Is there a known architecture that solves this problem at large-scale? If all accounts are in a single RDBMS, then you can do something like this via built-in transactional capabilities. But if you are using an eventually consistent NoSQL style datastore, or a log/message based infrastructure like Kafka, in there a known solution to problems like this?

Answer 1

Basically what you need is a distributed locking mechanism. Many of the distributed server applications provide such a feature.

Basically if we convert your question into code it will look like this

// BANK WITHDRAWAL APPLICATION

// Fetch BankAccount object from NCache
BankAccount account = cache.Get("Key") as BankAccount; // balance = 30,000
Money withdrawAmount = 15000;

if (account != null && account.IsActive)
{
    // Withdraw money and reduce the balance
    account.Balance -= withdrawAmount;

    // Update cache with new balance = 15,000
    cache.Insert("Key", account);
}

=========================

// BANK DEPOSIT APPLICATION

// Fetch BankAccount object from NCache
BankAccount account = cache.Get("Key") as BankAccount; // balance = 30,000
Money depositAmount = 5000;

if (account != null && account.IsActive)
{
    // Deposit money and increment the balance
    account.Balance += depositAmount;

    // Update cache with new balance = 35,000
    cache.Insert("Key", account); 
}

This is basically an example of race-condition

A race condition is when two or more users try to access and change the same shared data at the same time but end up doing it in the wrong order.
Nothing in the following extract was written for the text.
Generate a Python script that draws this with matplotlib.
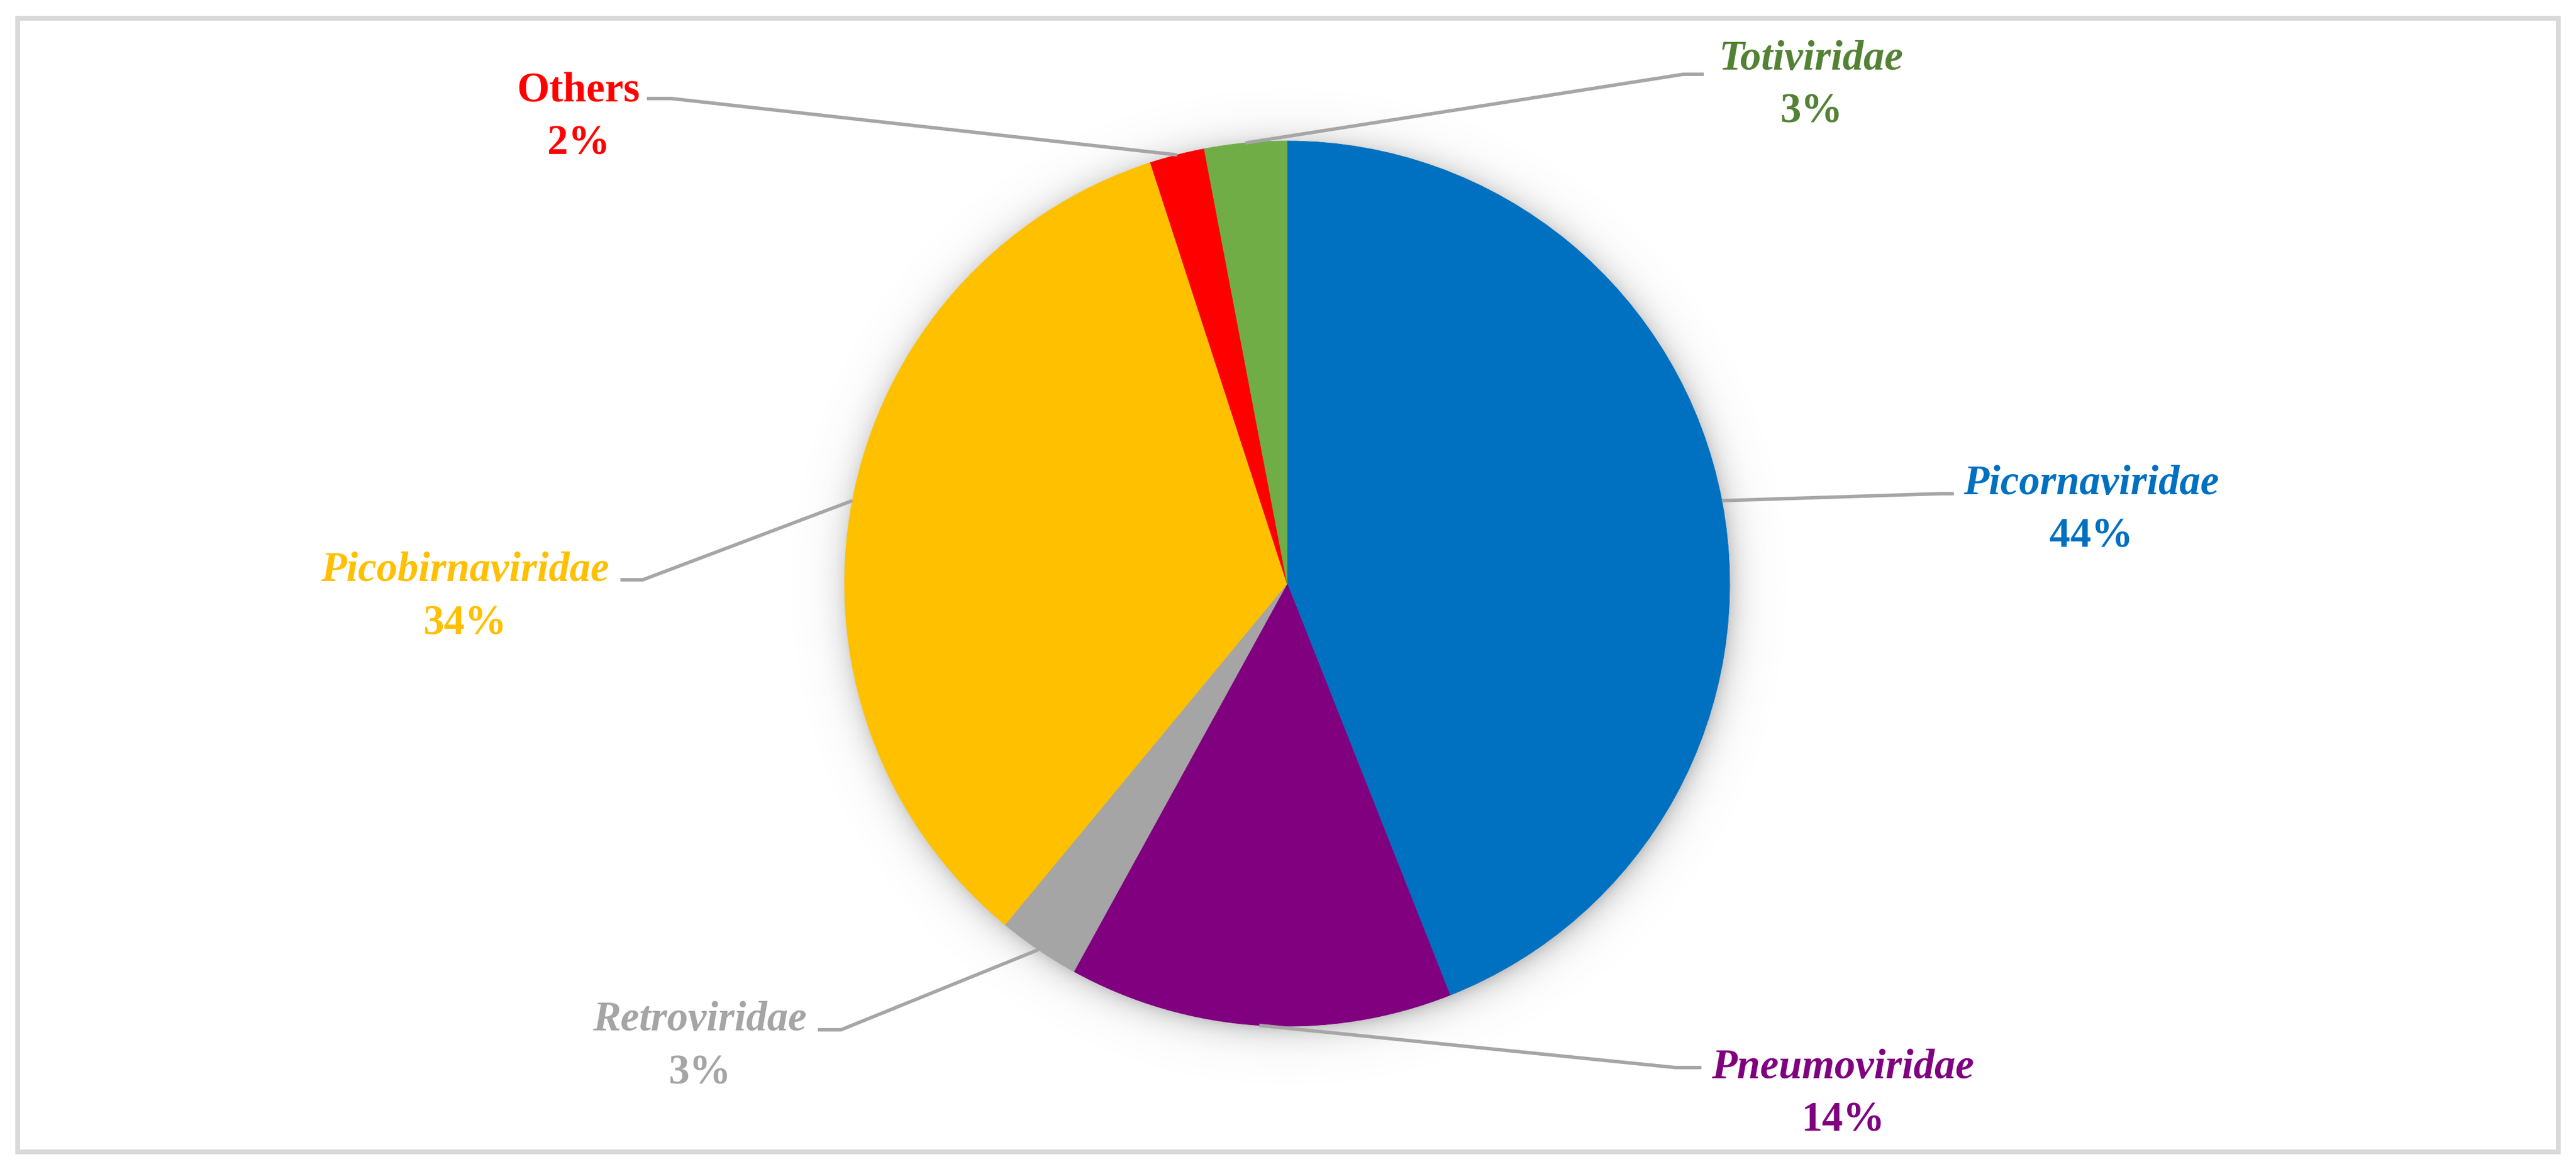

The answer to the above code in distributed locking would be

LockHandle lockHandle = new LockHandle();

// Specify time span of 10 sec for which the item remains locked
// NCache will auto release the lock after 10 seconds.
TimeSpan lockSpan = new TimeSpan(0, 0, 10); 

try
{
    // If item fetch is successful, lockHandle object will be populated
    // The lockHandle object will be used to unlock the cache item
    // acquireLock should be true if you want to acquire to the lock.
    // If item does not exists, account will be null
    BankAccount account = cache.Get(key, lockSpan, 
    ref lockHandle, acquireLock) as BankAccount;
    // Lock acquired otherwise it will throw LockingException exception

    if(account != null && account.IsActive)
    {
        // Withdraw money or Deposit
        account.Balance += withdrawAmount;
        // account.Balance -= depositAmount;

        // Insert the data in the cache and release the lock simultaneously 
        // LockHandle initially used to lock the item must be provided
        // releaseLock should be true to release the lock, otherwise false
        cache.Insert("Key", account, lockHandle, releaseLock); 
    }
    else
    {
        // Either does not exist or unable to cast
        // Explicitly release the lock in case of errors
        cache.Unlock("Key", lockHandle);
    } 
}
catch(LockingException lockException)
{
    // Lock couldn't be acquired
    // Wait and try again
}

This answer is very specific to NCache (A Distributed Cache). I'm sure you'll find more solutions under the keyword `Distributed Locking"

Source

Answer 2

Have you taken a look at Splice Machine? It is a RDBMS that is fully ACID compliant that runs on top of the hadoop stack (hbase, spark, hdfs, zookeeper). They have a dual-architecture that uses hbase for quick OLTP queries and spark for OLAP queries and it has built in transactional capabilities that do not require any locking.

Answer 3

ClustrixDB is another solution that might be worth checking out. It uses Paxos for distributed transaction resolution (built into a distributed, ACID, SQL compliant RDBMS) and also has built-in fault tolerance.